Lyrically, Anthrax seemed to avoid empty polemics in favor of a style that mixes thoughtful verses with a rallying slogan-based chorus. “Violence is Violence” is one of pacifist punk’s great lyrical angles, reducing the complexities of war to the same terms as a streetfight. Most other songs attack the capitalist system. Specifically “They’ve Got It All Wrong” goes after labels and promoters profiting from political music (without taking the same old easy shot at the Clash). It’s not particularly uplifting music, but it’s not the downer of Rudimentary Peni or, say, The Fucking Cunts Treat Us Like Pricks. It’s got a very call-to-arms quality about it, and the conviction with which it’s delivered once again confirms their “professional” feel.

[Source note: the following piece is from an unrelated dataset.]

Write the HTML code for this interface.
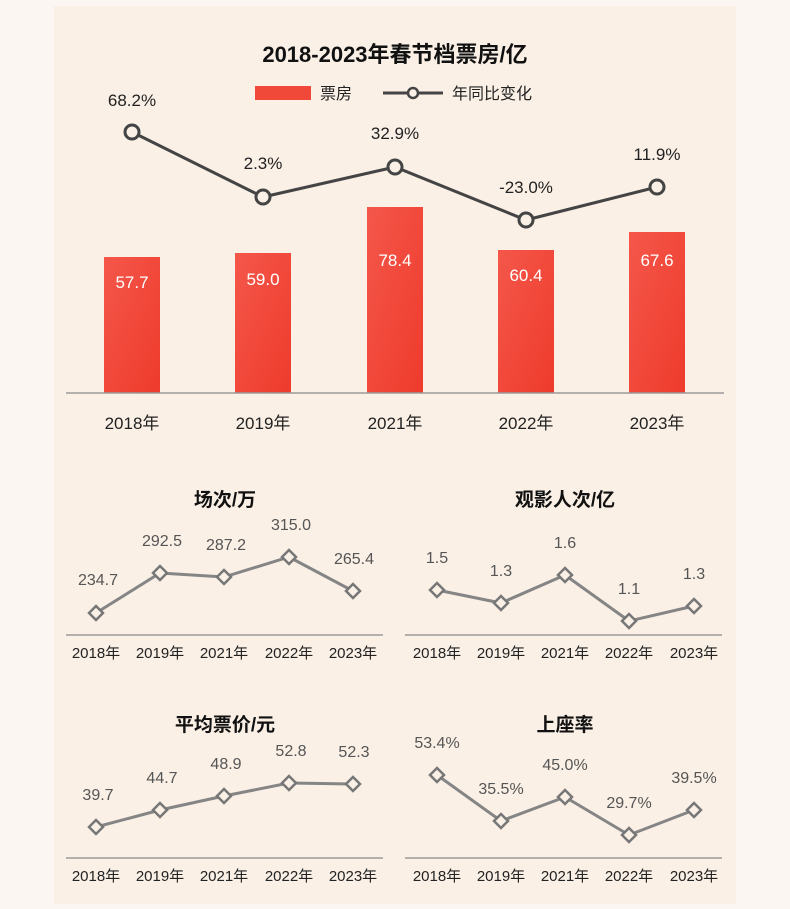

A lot of the songs are repeats, and each different version has something else to offer. With some bands’ compilations, I find the Crass Records versions to be the most well-produced tracks, but here Penny Rimbaud and John Loder’s trademark buzzsaw guitars and trebly snare thin the overall wall of attack that gives the tunes a lot of their impact. Not a huge fault though, it’s always interesting for me to hear different bands put through that same “filter” to see what comes out. Some bands get a bit sucked in; while Anthrax may lose a little impact, they never lose their identity.
Overall, it’s a great bargain at $10 US, and a good compilation for anyone into the Crass/anarchist punk scene of the early 1980s, anyone who owned but lost their records over time, and even for folks just starting to go down the “serious” punk road. Anthrax are an accessible enough band that fans of, I dunno, Stiff Little Fingers won’t be too frightened away, but fans of bands like Conflict and Flux will no doubt dig them a lot.